The only good thing about interest rates going up is the “fence sitting” buyers jump in to the market.
Normally December and January are relatively slow months, but not this time. We are experiencing a high volume of borrowers wanting to buy now. Some of the buyers trying to qualify for a home loan are more challenged. Along with the lenders’ tightening standards, we in the lending industry are taking longer to figure out creative solutions to help more of your clients qualify. We are seeing more credit-challenged, budgetchallenged, employment-uncertaintychallenged and house-challenged borrowers.
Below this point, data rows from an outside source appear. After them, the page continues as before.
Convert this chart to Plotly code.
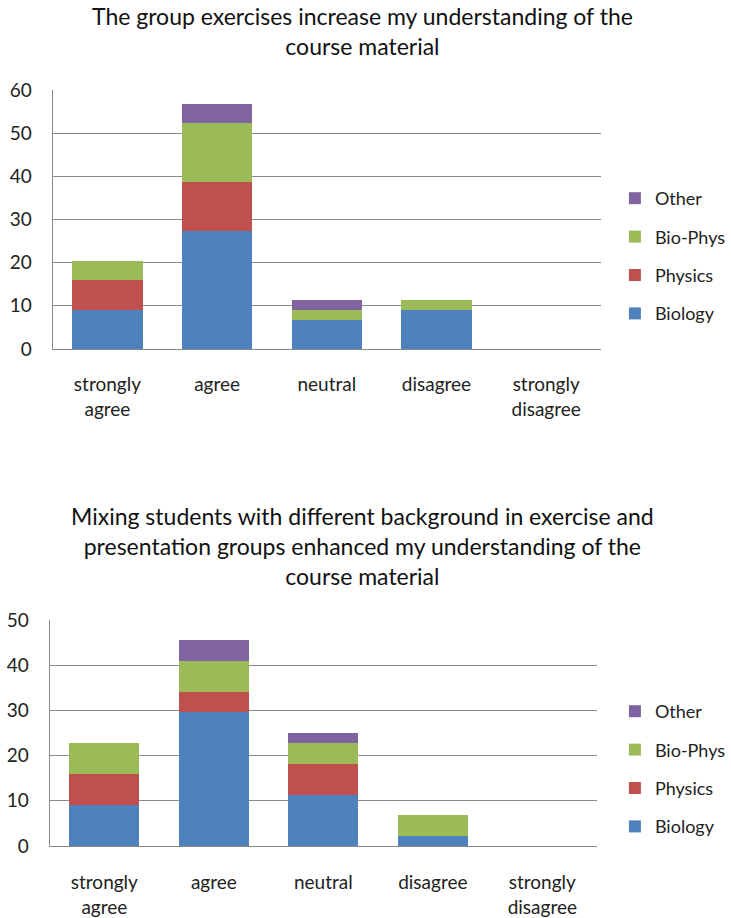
import plotly.graph_objects as go

categories = ["strongly<br>agree", "agree", "neutral", "disagree", "strongly<br>disagree"]
series_names = ["Biology", "Physics", "Bio-Phys", "Other"]
colors = ["#4F81BD", "#C0504D", "#9BBB59", "#8064A2"]

# Chart 1: The group exercises increase my understanding...
c1_biology = [9.09, 27.27, 6.82, 9.09, 0]
c1_physics = [6.82, 11.36, 0, 0, 0]
c1_biophys = [4.55, 13.64, 2.27, 2.27, 0]
c1_other = [0, 4.55, 2.27, 0, 0]

# Chart 2: Mixing students with different background...
c2_biology = [9.09, 29.55, 11.36, 2.27, 0]
c2_physics = [6.82, 4.55, 6.82, 0, 0]
c2_biophys = [6.82, 6.82, 4.55, 4.55, 0]
c2_other = [0, 4.55, 2.27, 0, 0]

title1 = "The group exercises increase my understanding of the<br>course material"
title2 = ("Mixing students with different background in exercise and<br>"
          "presentation groups enhanced my understanding of the<br>course material")

FONT = "Lato, 'Open Sans', sans-serif"
W, H = 731, 918

fig = go.Figure()
for i, (name, vals) in enumerate(zip(series_names, [c1_biology, c1_physics, c1_biophys, c1_other])):
    fig.add_trace(go.Bar(x=categories, y=vals, name=name, marker_color=colors[i],
                         marker_line_width=0, legendrank=10 - i,
                         xaxis="x", yaxis="y", legend="legend", legendgroup="a" + name))
for i, (name, vals) in enumerate(zip(series_names, [c2_biology, c2_physics, c2_biophys, c2_other])):
    fig.add_trace(go.Bar(x=categories, y=vals, name=name, marker_color=colors[i],
                         marker_line_width=0, legendrank=10 - i,
                         xaxis="x2", yaxis="y2", legend="legend2", legendgroup="b" + name))

def px_x(p):
    return p / W

def px_y(p):
    return 1 - p / H

grid = "#8A8A8A"
common_x = dict(showgrid=False, showline=True, linecolor=grid, linewidth=1, automargin=False,
                tickfont=dict(size=19, color="#222", family=FONT), ticks="",
                fixedrange=True)
common_y = dict(showgrid=True, gridcolor=grid, gridwidth=1, showline=True, linecolor=grid,
                ticks="", zeroline=False, automargin=False,
                tickfont=dict(size=19, color="#222", family=FONT), dtick=10,
                ticklabelstandoff=16)

legend_common = dict(traceorder="grouped", tracegroupgap=12, bgcolor="rgba(0,0,0,0)",
                     font=dict(size=18, color="#222", family=FONT), xanchor="left", yanchor="middle",
                     itemwidth=30)

fig.update_layout(
    width=W, height=H,
    margin=dict(l=0, r=0, t=0, b=0),
    paper_bgcolor="white", plot_bgcolor="white",
    barmode="stack", bargap=0.36,
    font=dict(family=FONT),
    xaxis=dict(domain=[px_x(53), px_x(606)], anchor="y", ticklabelstandoff=18, **common_x),
    yaxis=dict(domain=[px_y(349), px_y(90)], anchor="x", range=[0, 60], **common_y),
    xaxis2=dict(domain=[px_x(50), px_x(602)], anchor="y2", ticklabelstandoff=19, **common_x),
    yaxis2=dict(domain=[px_y(846), px_y(620)], anchor="x2", range=[0, 50], **common_y),
    legend=dict(x=px_x(620), y=px_y(256), **legend_common),
    legend2=dict(x=px_x(620), y=px_y(769), **legend_common),
    annotations=[
        dict(text=title1, x=0.5, y=px_y(31), xref="paper", yref="paper", showarrow=False,
             font=dict(size=23, color="#111", family=FONT), xanchor="center", yanchor="middle"),
        dict(text=title2, x=0.5, y=px_y(546), xref="paper", yref="paper", showarrow=False,
             font=dict(size=23, color="#111", family=FONT), xanchor="center", yanchor="middle"),
    ],
    showlegend=True,
)

fig.write_html("out.html")
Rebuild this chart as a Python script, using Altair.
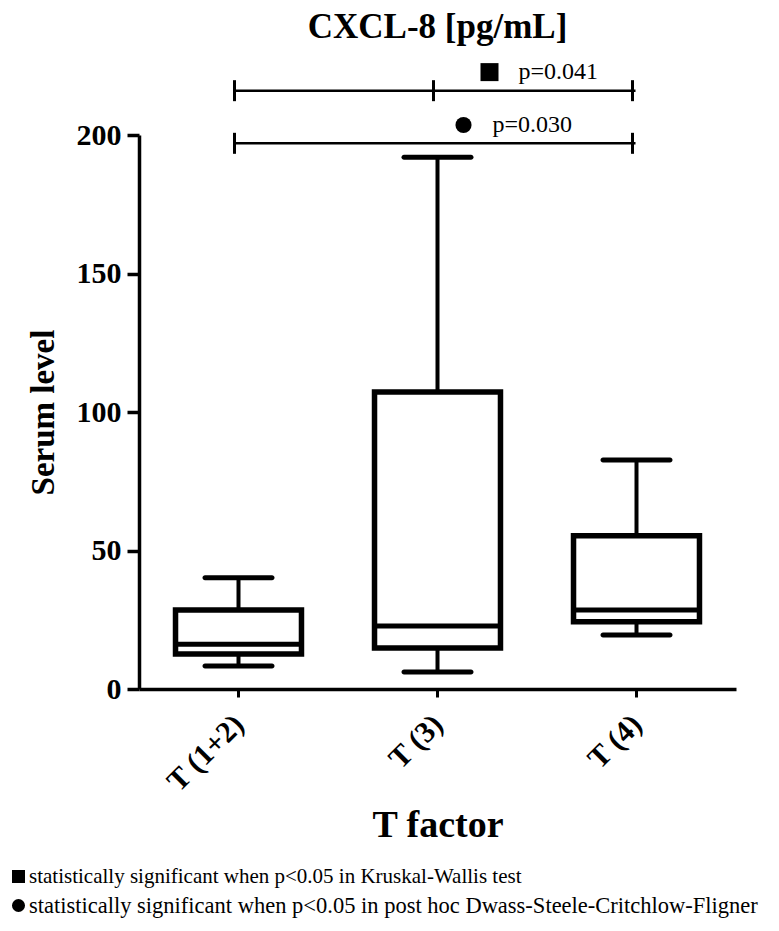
import altair as alt
import pandas as pd

# ---- box-plot summary values ----
categories = ["T (1+2)", "T (3)", "T (4)"]
whisker_low = [8.3, 6.1, 19.5]
q1 = [12.6, 14.8, 24.3]
median = [16.2, 22.7, 28.5]
q3 = [28.5, 107.2, 55.3]
whisker_high = [40.2, 192.0, 82.7]

# ---- significance annotations ----
sig_tests = [
    "statistically significant when p<0.05 in Kruskal-Wallis test",
    "statistically significant when p<0.05 in post hoc Dwass-Steele-Critchlow-Fligner",
]
sig_p = ["p=0.041", "p=0.030"]
sig_marker_cat = ["T (3)", "T (3)"]
sig_marker_y = [222.7, 203.6]
bracket_from = ["T (1+2)", "T (1+2)"]
bracket_to = ["T (4)", "T (4)"]
bracket_y = [216.0, 197.0]
bracket_tick_cat = ["T (1+2)", "T (3)", "T (4)", "T (1+2)", "T (4)"]
bracket_tick_y = [216.0, 216.0, 216.0, 197.0, 197.0]

FONT = "Liberation Serif"

box_df = pd.DataFrame({
    "cat": categories, "lo": whisker_low, "q1": q1, "med": median,
    "q3": q3, "hi": whisker_high,
})
sig_df = pd.DataFrame({
    "test": sig_tests, "p": sig_p, "cat": sig_marker_cat, "y": sig_marker_y,
    "from": bracket_from, "to": bracket_to, "by": bracket_y,
})
tick_df = pd.DataFrame({"cat": bracket_tick_cat, "y": bracket_tick_y})

x_scale = alt.Scale(domain=categories, paddingInner=0.367, paddingOuter=0.1835)
y_scale = alt.Scale(domain=[0, 200], nice=False)

x_axis = alt.Axis(
    title="T factor", labelAngle=-45, labelFont=FONT, labelFontSize=30,
    labelFontWeight="bold", labelColor="black", tickSize=8, tickWidth=3,
    tickColor="black", domainColor="black", domainWidth=3.5, labelPadding=12,
    labelOffset=-10,
    titleFont=FONT, titleFontSize=38, titleFontWeight="bold", titleColor="black",
    titlePadding=9, grid=False,
)
y_axis = alt.Axis(
    title="Serum level", values=[0, 50, 100, 150, 200], labelFont=FONT,
    labelFontSize=30, labelFontWeight="bold", labelColor="black", tickSize=12,
    tickWidth=3.5, tickColor="black", domainColor="black", domainWidth=3.5,
    labelPadding=6, titleFont=FONT, titleFontSize=33, titleFontWeight="bold",
    titleColor="black", titlePadding=16, grid=False,
)

X = alt.X("cat:N", scale=x_scale, axis=x_axis)

base = alt.Chart(box_df)

whisk_up = base.mark_rule(color="black", strokeWidth=4).encode(
    x=X, y=alt.Y("q3:Q", scale=y_scale, axis=y_axis), y2="hi:Q")
whisk_dn = base.mark_rule(color="black", strokeWidth=4).encode(
    x=X, y=alt.Y("lo:Q", scale=y_scale, axis=y_axis), y2="q1:Q")
cap_hi = base.mark_tick(color="black", size=72, thickness=5, opacity=1,
                        cornerRadius=2.5, orient="horizontal").encode(
    x=X, y=alt.Y("hi:Q", scale=y_scale, axis=y_axis))
cap_lo = base.mark_tick(color="black", size=72, thickness=5, opacity=1,
                        cornerRadius=2.5, orient="horizontal").encode(
    x=X, y=alt.Y("lo:Q", scale=y_scale, axis=y_axis))
box = base.mark_bar(fill="white", stroke="black", strokeWidth=5.5).encode(
    x=X, y=alt.Y("q1:Q", scale=y_scale, axis=y_axis), y2="q3:Q")
med = base.mark_tick(color="black", size=131, thickness=5, opacity=1,
                     orient="horizontal").encode(
    x=X, y=alt.Y("med:Q", scale=y_scale, axis=y_axis))

sig = alt.Chart(sig_df)
brackets = sig.mark_rule(color="black", strokeWidth=2.5, xOffset=-4, x2Offset=-1).encode(
    x=alt.X("from:N", scale=x_scale, axis=x_axis), x2="to:N",
    y=alt.Y("by:Q", scale=y_scale, axis=y_axis))
bticks = alt.Chart(tick_df).mark_tick(color="black", size=21, thickness=3,
                                      opacity=1, orient="vertical", xOffset=-4).encode(
    x=X, y=alt.Y("y:Q", scale=y_scale, axis=y_axis))

shape_enc = alt.Shape(
    "test:N",
    scale=alt.Scale(domain=sig_tests, range=["square", "circle"]),
    legend=alt.Legend(
        title=None, orient="none", legendX=-131, legendY=731, direction="vertical",
        labelFont=FONT, labelFontSize={"expr": "datum.index == 1 ? 22.5 : 21"},
        labelColor="black", labelLimit=0,
        symbolSize=170, symbolFillColor="black", symbolStrokeColor="black",
        symbolStrokeWidth=0, rowPadding=7, labelOffset=0, padding=0,
    ),
)

mk_sq = sig.transform_filter(alt.datum.p == sig_p[0]).mark_point(
    filled=True, color="black", size=324, opacity=1, xOffset=52).encode(
    x=X, y=alt.Y("y:Q", scale=y_scale, axis=y_axis), shape=shape_enc)
mk_ci = sig.transform_filter(alt.datum.p == sig_p[1]).mark_point(
    filled=True, color="black", size=260, opacity=1, xOffset=26).encode(
    x=X, y=alt.Y("y:Q", scale=y_scale, axis=y_axis), shape=shape_enc)
tx_sq = sig.transform_filter(alt.datum.p == sig_p[0]).mark_text(
    align="left", baseline="middle", dx=81, font=FONT, fontSize=24, color="black").encode(
    x=X, y=alt.Y("y:Q", scale=y_scale, axis=y_axis), text="p:N")
tx_ci = sig.transform_filter(alt.datum.p == sig_p[1]).mark_text(
    align="left", baseline="middle", dx=55, font=FONT, fontSize=24, color="black").encode(
    x=X, y=alt.Y("y:Q", scale=y_scale, axis=y_axis), text="p:N")

chart = alt.layer(
    whisk_up, whisk_dn, cap_hi, cap_lo, box, med,
    brackets, bticks, mk_sq, mk_ci, tx_sq, tx_ci,
).properties(
    width=597, height=554,
    title=alt.TitleParams("CXCL-8 [pg/mL]", font=FONT, fontSize=35,
                          fontWeight="bold", color="black", anchor="middle",
                          offset=15),
    autosize=alt.AutoSizeParams(type="none"),
    padding={"left": 131, "top": 127, "right": 35, "bottom": 232},
).configure(background="white").configure_view(strokeWidth=0)

chart.save("out.html", embed_options={"renderer": "svg", "actions": False})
This is the time your mortgage professional needs to know how loans were structured back in the early 1990’s.
Almost every loan will need full documentation of the following: three months of bank statements (underwriters are scrutinizing the bank statements for overdrafts and unusual deposits), explanation letters for credit (especially all inquiries), job status (state employees need a supervisor to write a letter to address the borrowers’ furlough impact now and in the foreseeable future), motivation to buy (they are not just buying a home for a displaced family member who lost their home in foreclosure) plus other scenarios that defy the imagination some days.
At the time of this writing, HUD/FHA had not issued an extension for the “less than 90-day flip rule.” My sources inform me that HUD is working on it (not sure what “it” is going to look like when it comes out). We have seen a majority of the lenders that offer the program retract from offering the program for flips where the seller re-sells for greater than 20% over their purchase price.